Great question! We should first observe that the word for "covenant" בְּרִית (berith) is never used in connection with Adam. Its first appearance in the Biblical text is Gen 6:18 in connection with the Noahide covenant.
However, a number of scholars have observed "covenant language" in Gen 1 & 2. Generally, covenants, in their complete form, had a structure shown in the appendix. Most of this can be seen in the promises and instructions given to Adam and Eve, and thus is often termed the "Edenic Covenant" specifically:
Bible References: Gen 1:26, 28-30, 2:16, 17.

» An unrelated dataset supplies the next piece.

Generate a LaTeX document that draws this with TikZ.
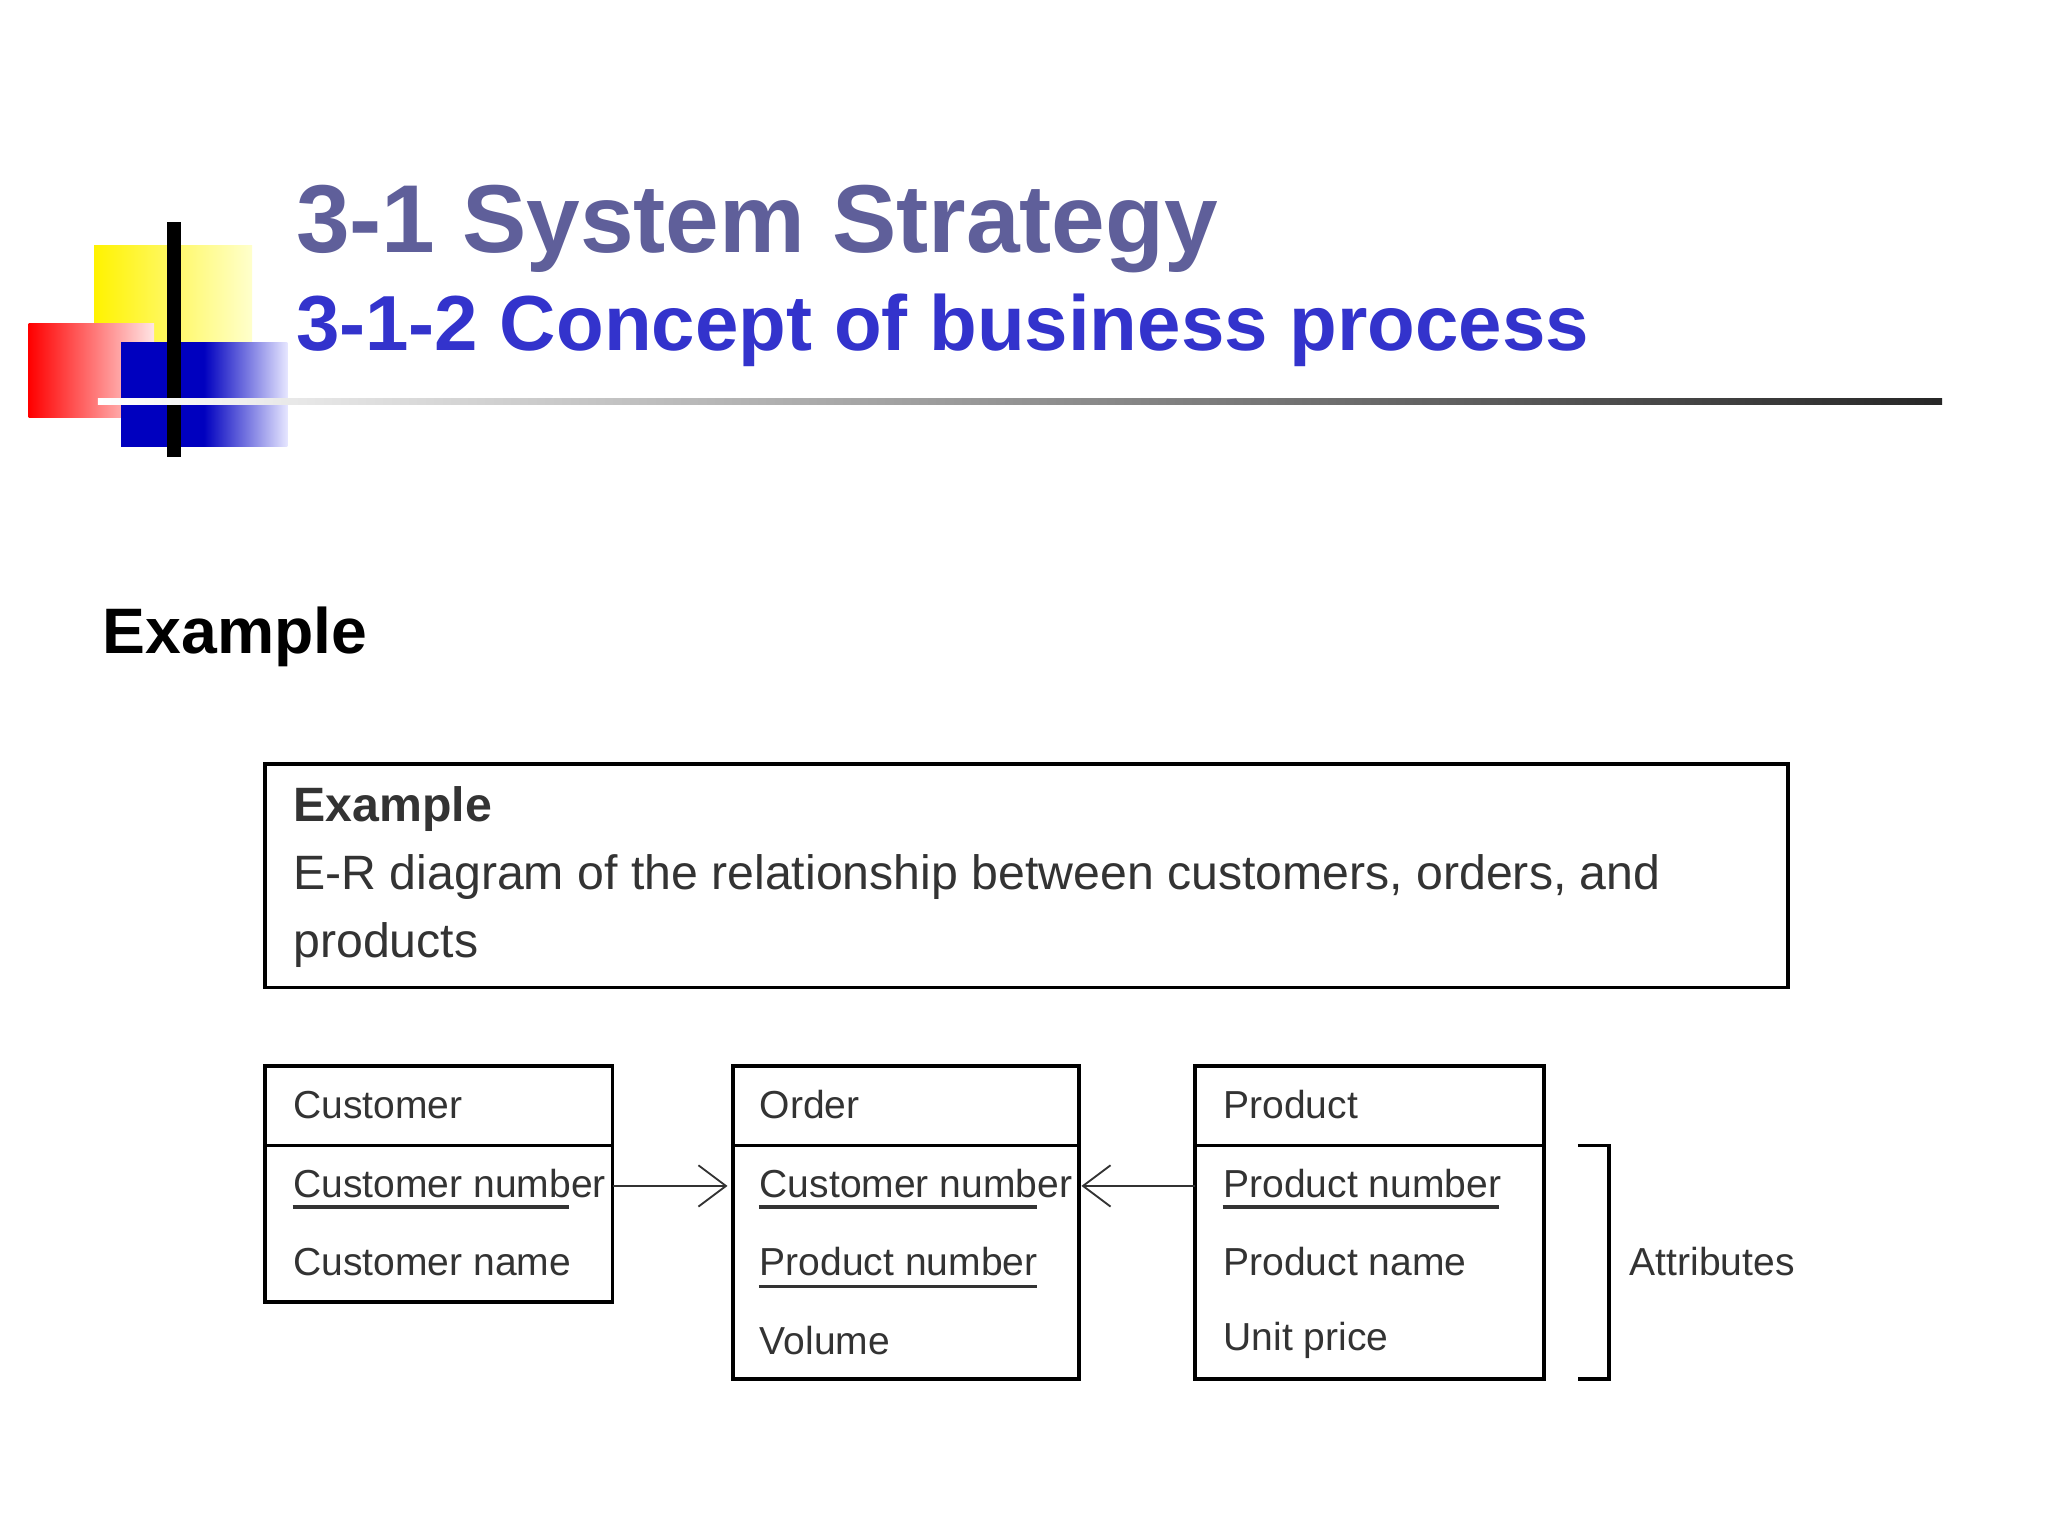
\documentclass[tikz,border=0pt]{standalone}
\usepackage{fontspec}
\setmainfont{Liberation Sans}
\usetikzlibrary{arrows.meta}
\definecolor{tslate}{HTML}{5F5F9A}
\definecolor{tblue}{HTML}{3333CC}
\definecolor{tgray}{HTML}{333333}
\begin{document}
\begin{tikzpicture}[x=0.01cm,y=-0.01cm,
  ent/.style={draw,thick},
  lab/.style={anchor=west,font=\fontsize{8.5}{10}\selectfont,text=tgray,inner sep=0},
  ul/.style={thick,tgray}]
\useasboundingbox (0,0) rectangle (1568,1176);
\fill[white] (0,0) rectangle (1568,1176);
% logo
\shade[left color=yellow!90!orange,right color=yellow!20] (72,188) rectangle (193,262);
\shade[left color=red,right color=red!10] (22,248) rectangle (118,320);
\fill[blue!75!black] (93,262) rectangle (156,342);
\shade[left color=blue!75!black,right color=blue!10] (156,262) rectangle (220,342);
\draw[line width=3pt] (133,170) -- (133,350);
\shade[left color=white,right color=black!85] (75,305) rectangle (1487,310);
% titles
\node[anchor=base west,inner sep=0,text=tslate,font=\bfseries\fontsize{21}{24}\selectfont] (t1) at (226,193) {3-1 System Strategy};
\node[anchor=base west,inner sep=0,text=tblue,font=\bfseries\fontsize{17}{20}\selectfont] (t2) at (226,268) {3-1-2 Concept of business process};
\node[anchor=base west,inner sep=0,font=\bfseries\fontsize{14}{16}\selectfont] (ex) at (78,500) {Example};
% example box
\draw[ent] (203,585) rectangle (1369,756);
\node[anchor=base west,inner sep=0,text=tgray,font=\bfseries\fontsize{10.5}{12}\selectfont] (e1) at (224,629) {Example};
\node[anchor=base west,inner sep=0,text=tgray,font=\fontsize{10.5}{12}\selectfont] (e2) at (224,681) {E-R diagram of the relationship between customers, orders, and};
\node[anchor=base west,inner sep=0,text=tgray,font=\fontsize{10.5}{12}\selectfont] (e3) at (224,733) {products};
% entities
\draw[ent] (203,816) rectangle (469,997); \draw[ent] (203,877) -- (469,877);
\draw[ent] (561,816) rectangle (826,1056); \draw[ent] (561,877) -- (826,877);
\draw[ent] (915,816) rectangle (1182,1056); \draw[ent] (915,877) -- (1182,877);
\node[lab] (c0) at (224,846) {Customer};
\node[lab] (c1) at (224,906) {Customer number};
\node[lab] (c2) at (224,966) {Customer name};
\node[lab] (o0) at (581,846) {Order};
\node[lab] (o1) at (581,906) {Customer number};
\node[lab] (o2) at (581,966) {Product number};
\node[lab] (o3) at (581,1026) {Volume};
\node[lab] (p0) at (936,846) {Product};
\node[lab] (p1) at (936,906) {Product number};
\node[lab] (p2) at (936,966) {Product name};
\node[lab] (p3) at (936,1026) {Unit price};
\draw[ul] (224,924) -- (436,924);
\draw[ul] (581,924) -- (794,924);
\draw[ul] (581,985) -- (794,985);
\draw[ul] (936,924) -- (1148,924);
\coordinate (a1) at (469,908); \coordinate (a2) at (557,908);
\coordinate (b1) at (915,908); \coordinate (b2) at (828,908);
\draw[-{Straight Barb[length=6pt,width=9pt]},tgray] (a1) -- (a2);
\draw[-{Straight Barb[length=6pt,width=9pt]},tgray] (b1) -- (b2);
\draw[thick] (1208,877) -- (1232,877) -- (1232,1056) -- (1208,1056);
\node[lab] (attr) at (1247,966) {Attributes};
\end{tikzpicture}
\end{document}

This covenant is not as explicit as those which follow because the word “covenant” is not used. However, following the general principle that laws are never given without a being in the context of a covenant, there appears to be a clear implication of one. This covenant consists of:
- God blessed mankind, Gen 1:28
- God gives the gift of all seed-bearing plants as food, including fruit trees and green plants, Gen 1:28, 2:16
- Command to “be fruitful”, Gen 1:28
- Command to “multiply”, Gen 1:28
- Command to “fill the earth”, Gen 1:28
- Command to “subdue the earth”, Gen 1:28
- Command to “rule/have dominion over all the creatures”, Gen 1:26, 28
- Command to not eat of the tree of the knowledge of good and evil else they would die, Gen 2:17. [This was, unfortunately, disobeyed and then fulfilled in Gen 3.]
Thus, many have argued that there was a prevailing divine covenant applying to Adam and Eve as broadly listed above.
APPENDIX - Covenant Structure
All divine covenants in the Bible contain the following six elements:
- Statement of pre-amble and/or purpose of the covenant
- Promise of benefits given by God. This shows that such divine covenants are the initiative of God alone. In no case were such covenants initiated by humans.
- Promise of curses/consequences if the covenant is not kept
- Requirements of people on whom the benefits are bestowed. This is sometimes also call the associated “law” of the covenant.
- A sign of the covenant to remind the people of their responsibilities
- A ceremony, usually consisting of a “cutting”, always a sacrifice or similar.